• _Requirements_: Count every line where "document" shows up, and give that number only.

• _Dataset content_:
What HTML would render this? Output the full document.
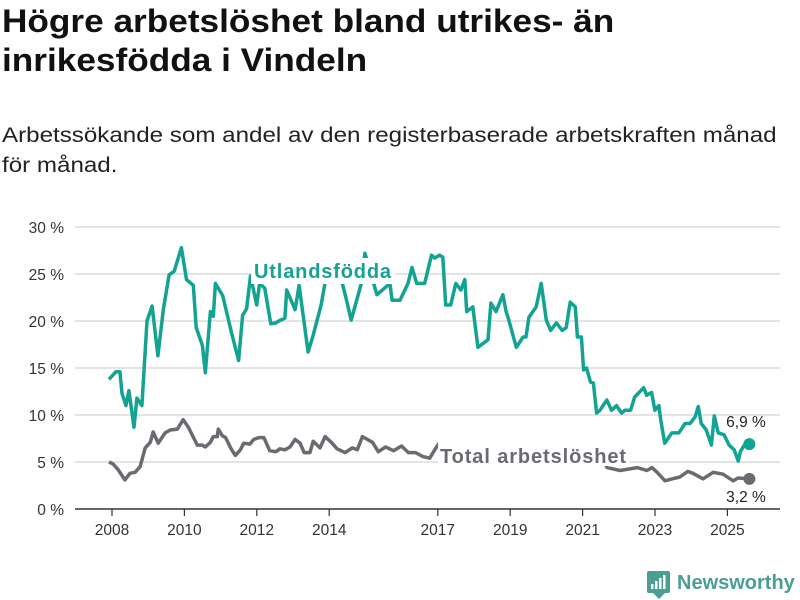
<!DOCTYPE html>
<html><head><meta charset="utf-8"><style>
body{margin:0;background:#fff;width:800px;height:600px;overflow:hidden;font-family:"Liberation Sans",sans-serif}
#title{position:absolute;left:2px;top:2px;font-size:32px;font-weight:bold;line-height:39px;color:#111;transform:scaleX(1.1);transform-origin:0 0;white-space:nowrap}
#sub{position:absolute;left:2px;top:121px;font-size:21px;line-height:30px;color:#222;transform:scaleX(1.15);transform-origin:0 0;white-space:nowrap}
svg{position:absolute;left:0;top:0}
</style></head><body>
<div id="title">Högre arbetslöshet bland utrikes- än<br>inrikesfödda i Vindeln</div>
<div id="sub">Arbetssökande som andel av den registerbaserade arbetskraften månad<br>för månad.</div>
<svg id="chart" width="800" height="600"></svg>
<script>
const yTicks=[0,5,10,15,20,25,30];
const xTickYears=[2008,2010,2012,2014,2017,2019,2021,2023,2025];
const foreignYears=[2008.0,2008.19,2008.3,2008.36,2008.47,2008.55,2008.69,2008.77,2008.91,2009.05,2009.19,2009.35,2009.5,2009.66,2009.8,2010.0,2010.14,2010.33,2010.41,2010.58,2010.66,2010.8,2010.88,2010.94,2011.14,2011.38,2011.58,2011.69,2011.8,2011.91,2012.08,2012.16,2012.3,2012.47,2012.61,2012.69,2012.86,2012.91,2013.14,2013.25,2013.5,2013.64,2013.86,2013.97,2014.3,2014.55,2014.69,2014.97,2015.07,2015.4,2015.76,2015.82,2016.04,2016.26,2016.37,2016.5,2016.72,2016.91,2017.0,2017.13,2017.22,2017.3,2017.44,2017.58,2017.72,2017.83,2017.88,2018.05,2018.19,2018.47,2018.55,2018.69,2018.88,2018.97,2019.03,2019.25,2019.44,2019.52,2019.6,2019.8,2019.94,2020.08,2020.2,2020.36,2020.52,2020.63,2020.74,2020.88,2020.94,2021.05,2021.11,2021.19,2021.3,2021.38,2021.47,2021.56,2021.75,2021.88,2022.02,2022.16,2022.25,2022.41,2022.52,2022.77,2022.85,2022.99,2023.08,2023.19,2023.24,2023.35,2023.55,2023.74,2023.88,2023.91,2024.05,2024.19,2024.28,2024.36,2024.5,2024.64,2024.72,2024.83,2024.99,2025.13,2025.27,2025.38,2025.44,2025.55,2025.69];
const foreignVals=[13.8,14.6,14.6,12.3,11,12.6,8.7,11.8,11,20,21.6,16.3,21.2,24.9,25.3,27.8,24.4,23.8,19.3,17.4,14.5,21,20.5,24,22.7,18.8,15.8,20.6,21.3,24.8,21.7,24,23.5,19.7,19.8,20,20.3,23.3,21.2,23.8,16.7,18.5,21.7,24.1,26.2,22.4,20.1,24,27.2,22.8,24,22.2,22.2,24,25.7,24,24,27,26.7,27,26.8,21.7,21.7,24,23.3,24.4,21,21.5,17.2,18,21.9,21,22.8,21,20.3,17.2,18.3,18.3,20.4,21.5,24,20.1,19,19.8,19,19.3,22,21.5,18.3,18.3,14.8,15,13.5,13.4,10.2,10.5,11.6,10.5,11,10.2,10.5,10.5,11.9,12.9,12.1,12.4,10.5,11,9.5,7,8.1,8.1,8.9,9.1,9.1,9.8,10.9,9.1,8.4,6.8,9.9,8.1,7.9,6.8,6.3,5.1,6.1,6.8,6.9];
const totalYears=[2008.0,2008.11,2008.25,2008.44,2008.58,2008.72,2008.86,2009.0,2009.14,2009.22,2009.36,2009.55,2009.69,2009.89,2010.05,2010.19,2010.44,2010.58,2010.66,2010.8,2010.88,2010.99,2011.02,2011.13,2011.22,2011.36,2011.49,2011.63,2011.72,2011.89,2012.0,2012.14,2012.28,2012.44,2012.61,2012.72,2012.86,2013.0,2013.14,2013.28,2013.39,2013.55,2013.64,2013.83,2013.97,2014.14,2014.3,2014.52,2014.72,2014.86,2015.0,2015.28,2015.44,2015.64,2015.86,2016.08,2016.27,2016.47,2016.66,2016.86,2017.03,2017.12,2017.2,2017.8,2018.4,2019.0,2019.6,2020.2,2020.8,2021.4,2021.7,2021.76,2022.12,2022.59,2022.86,2023.0,2023.14,2023.36,2023.55,2023.77,2023.99,2024.13,2024.41,2024.69,2024.96,2025.24,2025.38,2025.69];
const totalVals=[5,4.8,4.2,3.1,3.8,3.9,4.5,6.5,7.1,8.2,7,8.1,8.4,8.5,9.5,8.7,6.8,6.8,6.6,7.1,7.7,7.7,8.5,7.8,7.6,6.5,5.7,6.3,7,6.9,7.4,7.6,7.6,6.2,6.1,6.4,6.3,6.6,7.4,7,6,6,7.2,6.5,7.7,7.1,6.4,6,6.5,6.3,7.7,7.1,6.1,6.6,6.2,6.7,6,6,5.6,5.4,6.5,7,6.9,5.8,5.6,5.4,5.2,5.1,5.0,5.0,4.9,4.4,4.1,4.4,4.1,4.4,3.9,3.0,3.2,3.4,4.0,3.8,3.2,3.9,3.7,3.0,3.3,3.2];
const NS='http://www.w3.org/2000/svg';
const svg=document.getElementById('chart');
const X0=75,X1=780;
function xs(yr){return 109+(yr-2008)*36.2;}
function ys(v){return 509-v*9.4;}
function mk(tag,attrs,parent){const e=document.createElementNS(NS,tag);for(const k in attrs)e.setAttribute(k,attrs[k]);(parent||svg).appendChild(e);return e;}
yTicks.forEach(t=>{
  if(t>0){const g=mk('line',{x1:X0,x2:X1,y1:ys(t),y2:ys(t),stroke:'#dcdcdc','stroke-width':1.5});
  
  }
  const l=mk('text',{x:64,y:ys(t)+6,'text-anchor':'end','font-size':15.5,fill:'#333'});
  l.textContent=t+' %';
  
  
});
const ax=mk('line',{x1:X0,x2:X1,y1:509,y2:509,stroke:'#333','stroke-width':1.5});


xTickYears.forEach(yr=>{
  const x=xs(yr)+3;
  const t=mk('line',{x1:x,x2:x,y1:509,y2:516,stroke:'#333','stroke-width':1.2});
  
  
  const l=mk('text',{x:x,y:535,'text-anchor':'middle','font-size':15.5,fill:'#333'});
  l.textContent=yr;
  
  
});
function path(xa,va){const n=Math.min(xa.length,va.length);let d='';for(let i=0;i<n;i++)d+=(i?'L':'M')+xs(xa[i]).toFixed(1)+','+ys(va[i]).toFixed(1);return d;}
const tp=mk('path',{d:path(totalYears,totalVals),fill:'none',stroke:'#6b6a70','stroke-width':3.5,'stroke-linejoin':'round'});


const fp=mk('path',{d:path(foreignYears,foreignVals),fill:'none',stroke:'#12a393','stroke-width':3.5,'stroke-linejoin':'round'});


const r1=mk('rect',{x:251,y:258,width:144,height:26,fill:'#fff'});


const l1=mk('text',{x:254,y:278,'font-size':20,'font-weight':'bold',fill:'#12a393',textLength:137});
l1.textContent='Utlandsfödda';


const r2=mk('rect',{x:438,y:440,width:192,height:26,fill:'#fff'});


const l2=mk('text',{x:440,y:463,'font-size':20,'font-weight':'bold',fill:'#6b6a70',textLength:186});
l2.textContent='Total arbetslöshet';


const fl=Math.min(foreignYears.length,foreignVals.length)-1,tl=Math.min(totalYears.length,totalVals.length)-1;
const d1=mk('circle',{cx:xs(foreignYears[fl]),cy:ys(foreignVals[fl]),r:6,fill:'#12a393'});


const d2=mk('circle',{cx:xs(totalYears[tl]),cy:ys(totalVals[tl]),r:6,fill:'#6b6a70'});


const v1=mk('text',{x:746,y:427,'text-anchor':'middle','font-size':15.5,fill:'#222'});
v1.textContent=foreignVals[fl].toFixed(1).replace('.',',')+' %';


const v2=mk('text',{x:746,y:502,'text-anchor':'middle','font-size':15.5,fill:'#222'});
v2.textContent=totalVals[tl].toFixed(1).replace('.',',')+' %';


const lg=mk('g',{});


mk('rect',{x:647,y:571,width:23,height:22,rx:2,fill:'#4a9e93'},lg);
mk('path',{d:'M653,593 L659,599 L665,593Z',fill:'#4a9e93'},lg);
mk('rect',{x:651,y:584,width:2.5,height:5,fill:'#fff'},lg);
mk('rect',{x:655,y:581,width:2.5,height:8,fill:'#fff'},lg);
mk('rect',{x:659,y:578,width:2.5,height:11,fill:'#fff'},lg);
mk('rect',{x:663,y:575,width:2.5,height:14,fill:'#fff'},lg);
const lt=mk('text',{x:677,y:589,'font-size':20,'font-weight':'bold',fill:'#4a9e93'},lg);
lt.textContent='Newsworthy';
</script>
</body></html>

• _Final result_: 3